The term “determine” or “determining” encompasses a variety of actions and, therefore, “determining” can include calculating, computing, processing, deriving, investigating, looking up (such as via looking up in a table, a database, or another data structure), ascertaining, and the like. Also, “determining” can include receiving (e.g., receiving information), accessing (e.g., accessing data stored in memory), and the like. Also, “determining” can include resolving, obtaining, selecting, choosing, establishing, and other such similar actions.

In the appended figures, similar components or features may have the same reference label. Further, various components of the same type may be distinguished by following the reference label by a dash and a second label that distinguishes among the similar components. If just the first reference label is used in the specification, the description is applicable to any one of the similar components having the same first reference label irrespective of the second reference label or other subsequent reference label.

The description set forth herein, in connection with the appended drawings, describes example configurations and does not represent all the examples that may be implemented or that are within the scope of the claims. The term “example” used herein means “serving as an example, instance, or illustration” and not “preferred” or “advantageous over other examples.” The detailed description includes specific details for the purpose of providing an understanding of the described techniques. These techniques, however, may be practiced without these specific details. In some figures, known structures and devices are shown in block diagram form in order to avoid obscuring the concepts of the described examples.

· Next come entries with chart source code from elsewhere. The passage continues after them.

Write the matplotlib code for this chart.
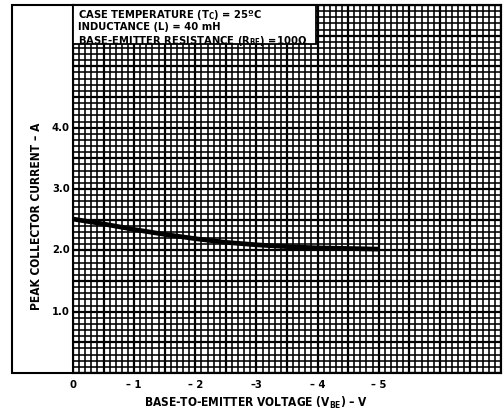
import matplotlib
matplotlib.use("Agg")
import matplotlib.pyplot as plt
from matplotlib.patches import Rectangle
import numpy as np

# data
vbe = [0, -0.5, -1.0, -1.5, -2.0, -2.5, -3.0, -3.5, -4.0, -4.5, -5.0]
ic_peak = [2.51, 2.43, 2.34, 2.26, 2.19, 2.13, 2.09, 2.06, 2.04, 2.03, 2.02]
x_ticks = [0, -1, -2, -3, -4, -5]
x_tick_labels = ["0", "\u2013 1", "\u2013 2", "\u20133", "\u2013 4", "\u2013 5"]
y_ticks = [1.0, 2.0, 3.0, 4.0]
y_tick_labels = ["1.0", "2.0", "3.0", "4.0"]
cond_lines = [r"CASE TEMPERATURE (T$_\mathbf{C}$) = 25ºC",
              "INDUCTANCE (L) = 40 mH",
              r"BASE-EMITTER RESISTANCE (R$_\mathbf{BE}$) =100Ω"]

plt.rcParams["font.family"] = ["DejaVu Sans"]
plt.rcParams["font.stretch"] = "condensed"
plt.rcParams["mathtext.fontset"] = "custom"
plt.rcParams["mathtext.bf"] = "DejaVu Sans:bold:stretch=condensed"

TXT = dict(fontweight="bold", fontstretch="condensed", fontsize=8)
LBL = dict(fontweight="bold", fontstretch="condensed", fontsize=8.6)

W, H = 503, 417
fig = plt.figure(figsize=(W / 100, H / 100), dpi=100)
ax = fig.add_axes([73 / W, (H - 373) / H, 428 / W, 368 / H])

ax.set_xlim(0, -7)
ax.set_ylim(0, 6)

# grid
ax.set_xticks(np.arange(0, -7.01, -0.5))
ax.set_yticks(np.arange(0, 6.01, 0.5))
ax.set_xticks(np.arange(0, -7.01, -0.1), minor=True)
ax.set_yticks(np.arange(0, 6.01, 0.1), minor=True)
ax.grid(True, which="major", color="black", linewidth=1.6)
ax.grid(True, which="minor", color="black", linewidth=1.15)
ax.set_axisbelow(True)
ax.tick_params(which="both", length=0, labelbottom=False, labelleft=False)
for s in ax.spines.values():
    s.set_linewidth(1.5)

# tick labels
for xv, lab in zip(x_ticks, x_tick_labels):
    ax.text(xv, -0.2, lab, ha="center", va="center", clip_on=False, **TXT)
for yv, lab in zip(y_ticks, y_tick_labels):
    ax.text(0.05, yv, lab, ha="right", va="center", clip_on=False, **TXT)

# curve
ax.plot(vbe, ic_peak, color="black", linewidth=3.4, zorder=5,
        solid_capstyle="butt")

# conditions box
ax.add_patch(Rectangle((0, 1 - 39 / 368), 243 / 428, 39 / 368,
                       transform=ax.transAxes, facecolor="white",
                       edgecolor="black", linewidth=1.3, zorder=3,
                       clip_on=False))
for i, t in enumerate(cond_lines):
    ax.text(5 / 428, 1 - (9.5 + 13 * i) / 368, t, transform=ax.transAxes,
            ha="left", va="center", zorder=4, **TXT)

# outer frame
fig.patches.append(Rectangle((12 / W, (H - 373) / H), (501 - 12) / W,
                             368 / H, transform=fig.transFigure,
                             facecolor="none", edgecolor="black",
                             linewidth=1.5))

fig.text(37 / W, 1 - 216 / H, "PEAK COLLECTOR CURRENT \u2013 A",
         rotation=90, ha="center", va="center", **LBL)
fig.text(256 / W, 1 - 403 / H,
         "BASE-TO-EMITTER VOLTAGE (V$_\\mathbf{BE}$) \u2013 V",
         ha="center", va="center", **LBL)

fig.savefig("out.png", dpi=100)
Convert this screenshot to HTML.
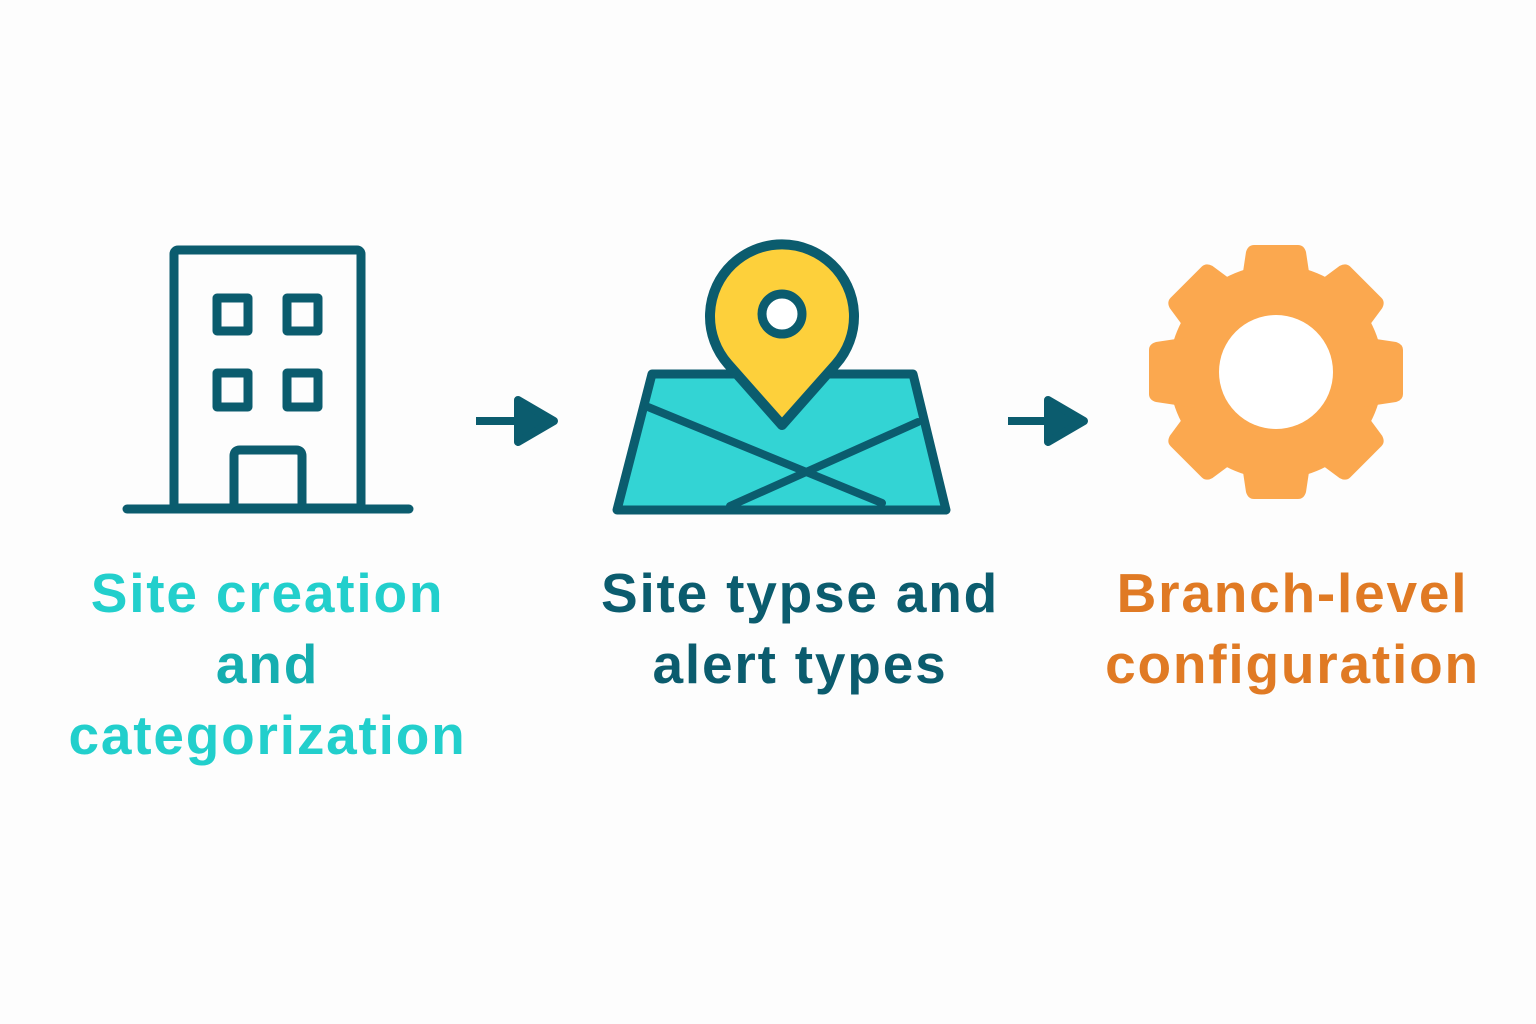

The description herein is provided to enable a person having ordinary skill in the art to make or use the disclosure. Various modifications to the disclosure will be apparent to a person having ordinary skill in the art, and the generic principles defined herein may be applied to other variations without departing from the scope of the disclosure. Thus, the disclosure is not limited to the examples and designs described herein but is to be accorded the broadest scope consistent with the principles and novel features disclosed herein.